Granicząca z ascezą językowa oszczędność pozwala Levinowi skupić uwagę czytelnika dokładnie na tym, co zaplanował. Nowojorski pisarz wodzi nas za nos, podsuwając tropy, które nieraz prowadzą do ślepych uliczek. Porozsiewane tu i ówdzie rekwizyty wydają się zawsze pasować do układanki, a jednak… „Żony ze Stepford” wydają się prostym czytadłem, jakich w tamtym okresie powstawało wiele, ale to mylne wrażenie. Skonstruowana na niedopowiedzeniach fabuła jest prosta jedynie z pozoru. Pod płaszczykiem konwencji nieskomplikowanego dreszczowca kryją się karykaturalnie zarysowane postacie i sytuacje, które uosabiają problemy społeczne, egzystencjalne i rasowe, ze względu na formę podane czasem nazbyt łopatologicznie. Prozę Levina przed strywializowaniem chroni wspomniana wyżej ironia i ukryte (głównie w dialogach) poczucie humoru. Do tego dochodzi perfekcyjna konstrukcja – kiedy akcja zostaje zawiązana, następuje efekt kuli śniegowej zakończony… No właśnie, jak?

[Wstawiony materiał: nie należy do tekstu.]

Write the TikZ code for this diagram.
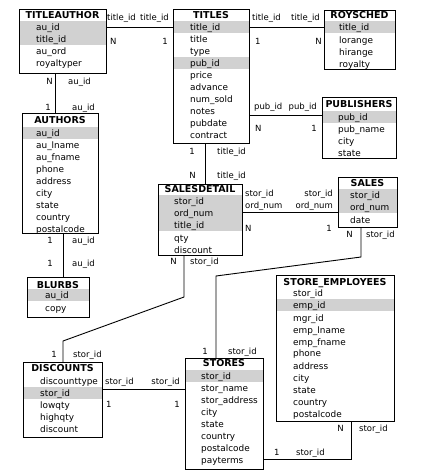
\documentclass[tikz,border=0pt]{standalone}
\usepackage{fontspec}
\setmainfont{DejaVu Sans}
\begin{document}
\begin{tikzpicture}[x=1pt,y=-1pt,
  tbl/.style={draw, line width=0.9pt, anchor=north west, inner sep=0pt, fill=none},
  shd/.style={fill=black!18},
  fld/.style={anchor=base west, inner sep=0pt, font=\fontsize{8.9}{10}\selectfont},
  lblw/.style={anchor=base west, inner sep=0pt, font=\fontsize{8.5}{10}\selectfont},
  lble/.style={anchor=base east, inner sep=0pt, font=\fontsize{8.5}{10}\selectfont},
  ttl/.style={anchor=base, inner sep=0pt, font=\bfseries\fontsize{9.5}{11}\selectfont},
  conn/.style={line width=0.9pt}]
\useasboundingbox (0,0) rectangle (421,475);

% ---------- shading ----------
\fill[shd] (19,21) rectangle (106,45);          % TITLEAUTHOR
\fill[shd] (173,21) rectangle (249,33);         % TITLES title_id
\fill[shd] (173,57) rectangle (249,69);         % TITLES pub_id
\fill[shd] (324,21) rectangle (395,33);         % ROYSCHED
\fill[shd] (322,111) rectangle (396,123);       % PUBLISHERS
\fill[shd] (22,127) rectangle (98,139);         % AUTHORS
\fill[shd] (158,195) rectangle (242,231);       % SALESDETAIL
\fill[shd] (338,189) rectangle (397,213);       % SALES
\fill[shd] (27,289) rectangle (89,301);         % BLURBS
\fill[shd] (23,387) rectangle (102,399);        % DISCOUNTS
\fill[shd] (185,370) rectangle (263,382);       % STORES
\fill[shd] (276,299) rectangle (394,311);       % STORE_EMPLOYEES

% ---------- boxes ----------
\node[tbl, minimum width=87pt, minimum height=64pt] (titleauthor) at (19,9) {};
\node[ttl] (titleauthorT) at (62.5,18.5) {TITLEAUTHOR};
\node[fld] (ta1) at (36,30) {au\_id};
\node[fld] (ta2) at (36,42) {title\_id};
\node[fld] (ta3) at (36,54) {au\_ord};
\node[fld] (ta4) at (36,66) {royaltyper};

\node[tbl, minimum width=76pt, minimum height=134pt] (titles) at (173,9) {};
\node[ttl] (titlesT) at (211,18.5) {TITLES};
\node[fld] (ti1) at (190,30) {title\_id};
\node[fld] (ti2) at (190,42) {title};
\node[fld] (ti3) at (190,54) {type};
\node[fld] (ti4) at (190,66) {pub\_id};
\node[fld] (ti5) at (190,78) {price};
\node[fld] (ti6) at (190,90) {advance};
\node[fld] (ti7) at (190,102) {num\_sold};
\node[fld] (ti8) at (190,114) {notes};
\node[fld] (ti9) at (190,126) {pubdate};
\node[fld] (ti10) at (190,138) {contract};

\node[tbl, minimum width=71pt, minimum height=59pt] (roysched) at (324,10) {};
\node[ttl] (royschedT) at (359.5,18.5) {ROYSCHED};
\node[fld] (ro1) at (339,30) {title\_id};
\node[fld] (ro2) at (339,43) {lorange};
\node[fld] (ro3) at (339,55) {hirange};
\node[fld] (ro4) at (339,67) {royalty};

\node[tbl, minimum width=74pt, minimum height=61pt] (publishers) at (322,97) {};
\node[ttl] (publishersT) at (359,107.5) {PUBLISHERS};
\node[fld] (pu1) at (338,120) {pub\_id};
\node[fld] (pu2) at (338,132) {pub\_name};
\node[fld] (pu3) at (338,144) {city};
\node[fld] (pu4) at (338,156) {state};

\node[tbl, minimum width=76pt, minimum height=120pt] (authors) at (22,113) {};
\node[ttl] (authorsT) at (60,123.5) {AUTHORS};
\node[fld] (au1) at (36,136) {au\_id};
\node[fld] (au2) at (36,148) {au\_lname};
\node[fld] (au3) at (36,160) {au\_fname};
\node[fld] (au4) at (36,172) {phone};
\node[fld] (au5) at (36,184) {address};
\node[fld] (au6) at (36,196) {city};
\node[fld] (au7) at (36,208) {state};
\node[fld] (au8) at (36,220) {country};
\node[fld] (au9) at (36,232) {postalcode};

\node[tbl, minimum width=84pt, minimum height=71pt] (salesdetail) at (158,184) {};
\node[ttl] (salesdetailT) at (200,192) {SALESDETAIL};
\node[fld] (sd1) at (174,204) {stor\_id};
\node[fld] (sd2) at (174,216) {ord\_num};
\node[fld] (sd3) at (174,228) {title\_id};
\node[fld] (sd4) at (174,241) {qty};
\node[fld] (sd5) at (174,253) {discount};

\node[tbl, minimum width=59pt, minimum height=50pt] (sales) at (338,177) {};
\node[ttl] (salesT) at (367.5,186.5) {SALES};
\node[fld] (sa1) at (350,198) {stor\_id};
\node[fld] (sa2) at (350,210) {ord\_num};
\node[fld] (sa3) at (350,223) {date};

\node[tbl, minimum width=62pt, minimum height=40pt] (blurbs) at (27,277) {};
\node[ttl] (blurbsT) at (58,288.5) {BLURBS};
\node[fld] (bl1) at (45,298) {au\_id};
\node[fld] (bl2) at (45,311) {copy};

\node[tbl, minimum width=79pt, minimum height=75pt] (discounts) at (23,362) {};
\node[ttl] (discountsT) at (62.5,371.5) {DISCOUNTS};
\node[fld] (di1) at (40,384) {discounttype};
\node[fld] (di2) at (40,396) {stor\_id};
\node[fld] (di3) at (40,408) {lowqty};
\node[fld] (di4) at (40,420) {highqty};
\node[fld] (di5) at (40,432) {discount};

\node[tbl, minimum width=78pt, minimum height=111pt] (stores) at (185,358) {};
\node[ttl] (storesT) at (224,366.5) {STORES};
\node[fld] (st1) at (201,379) {stor\_id};
\node[fld] (st2) at (201,391) {stor\_name};
\node[fld] (st3) at (201,403) {stor\_address};
\node[fld] (st4) at (201,415) {city};
\node[fld] (st5) at (201,427) {state};
\node[fld] (st6) at (201,439) {country};
\node[fld] (st7) at (201,451) {postalcode};
\node[fld] (st8) at (201,463) {payterms};

\node[tbl, minimum width=118pt, minimum height=146pt] (storeemp) at (276,275) {};
\node[ttl] (storeempT) at (335,285) {STORE\_EMPLOYEES};
\node[fld] (se1) at (293,296) {stor\_id};
\node[fld] (se2) at (293,308) {emp\_id};
\node[fld] (se3) at (293,321) {mgr\_id};
\node[fld] (se4) at (293,333) {emp\_lname};
\node[fld] (se5) at (293,345) {emp\_fname};
\node[fld] (se6) at (293,356) {phone};
\node[fld] (se7) at (293,369) {address};
\node[fld] (se8) at (293,381) {city};
\node[fld] (se9) at (293,393) {state};
\node[fld] (se10) at (293,405) {country};
\node[fld] (se11) at (293,417) {postalcode};

% ---------- bend coordinates ----------
\coordinate (sdA) at (184,297);
\coordinate (sdB) at (63,341);
\coordinate (saA) at (361,257);
\coordinate (saB) at (216,276);
\coordinate (seA) at (351,459);

% ---------- connectors ----------
\draw[conn] (titleauthor.east |- 0,27) -- (titles.west |- 0,27);
\draw[conn] (titleauthor.south -| 55,0) -- (authors.north -| 55,0);
\draw[conn] (titles.east |- 0,27) -- (roysched.west |- 0,27);
\draw[conn] (titles.east |- 0,115) -- (publishers.west |- 0,115);
\draw[conn] (titles.south -| 205,0) -- (salesdetail.north -| 205,0);
\draw[conn] (salesdetail.east |- 0,212) -- (sales.west |- 0,212);
\draw[conn] (salesdetail.south -| sdA) -- (sdA) -- (sdB) -- (discounts.north -| sdB);
\draw[conn] (sales.south -| saA) -- (saA) -- (saB) -- (stores.north -| saB);
\draw[conn] (discounts.east |- 0,389) -- (stores.west |- 0,389);
\draw[conn] (stores.east |- seA) -- (seA) -- (storeemp.south -| seA);
\draw[conn] (authors.south -| 63,0) -- (blurbs.north -| 63,0);

% ---------- connector labels ----------
\node[lblw] at (107,20) {title\_id};
\node[lble] at (169,20) {title\_id};
\node[lblw] at (110,44) {N};
\node[lble] at (168,44) {1};

\node[lble] at (53,84) {N};
\node[lblw] at (68,84) {au\_id};
\node[lble] at (51,110) {1};
\node[lblw] at (72,110) {au\_id};

\node[lblw] at (252,20) {title\_id};
\node[lble] at (320,20) {title\_id};
\node[lblw] at (255,44) {1};
\node[lble] at (322,44) {N};

\node[lblw] at (254,109) {pub\_id};
\node[lble] at (317,109) {pub\_id};
\node[lblw] at (255,131) {N};
\node[lble] at (317,131) {1};

\node[lble] at (195,154) {1};
\node[lblw] at (217,154) {title\_id};
\node[lble] at (196,178) {N};
\node[lblw] at (217,178) {title\_id};

\node[lblw] at (245,196) {stor\_id};
\node[lblw] at (245,208) {ord\_num};
\node[lble] at (333,196) {stor\_id};
\node[lble] at (333,208) {ord\_num};
\node[lblw] at (245,231) {N};
\node[lble] at (332,231) {1};

\node[lble] at (177,264) {N};
\node[lblw] at (190,264) {stor\_id};
\node[lble] at (57,357) {1};
\node[lblw] at (73,357) {stor\_id};

\node[lble] at (353,237) {N};
\node[lblw] at (366,237) {stor\_id};
\node[lble] at (208,354) {1};
\node[lblw] at (228,354) {stor\_id};

\node[lblw] at (105,384) {stor\_id};
\node[lble] at (180,384) {stor\_id};
\node[lblw] at (106,407) {1};
\node[lble] at (180,407) {1};

\node[lble] at (344,431) {N};
\node[lblw] at (359,431) {stor\_id};
\node[lblw] at (274,455) {1};
\node[lblw] at (296,455) {stor\_id};

\node[lble] at (53,243) {1};
\node[lblw] at (72,243) {au\_id};
\node[lble] at (53,266) {1};
\node[lblw] at (72,266) {au\_id};
\end{tikzpicture}
\end{document}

Nieśmiertelna seria „Horror” z Phantom Press z początku lat 90. posiada jeszcze jedną zaletę: może stanowić doskonały „podręcznik dla początkujących redaktorów”. Ilość literówek i błędów gramatyczno-składniowych w tak niewielkiej objętościowo i prostej do tłumaczenia książce musiała zostać popełniona celowo. A może to jedynie kolejny mylny trop?
Ira Levin, Żony ze Stepford, przeł. Anna G. Celińska, Phantom Press, Gdańsk 1992.
Rafał Niemczyk
* Zdjęcia wykorzystane w tekście pochodzą z ekranizacji „Żon ze Stepford” (z 1975 r. – dwa pierwsze kadry oraz z 2004 r. – trzeci).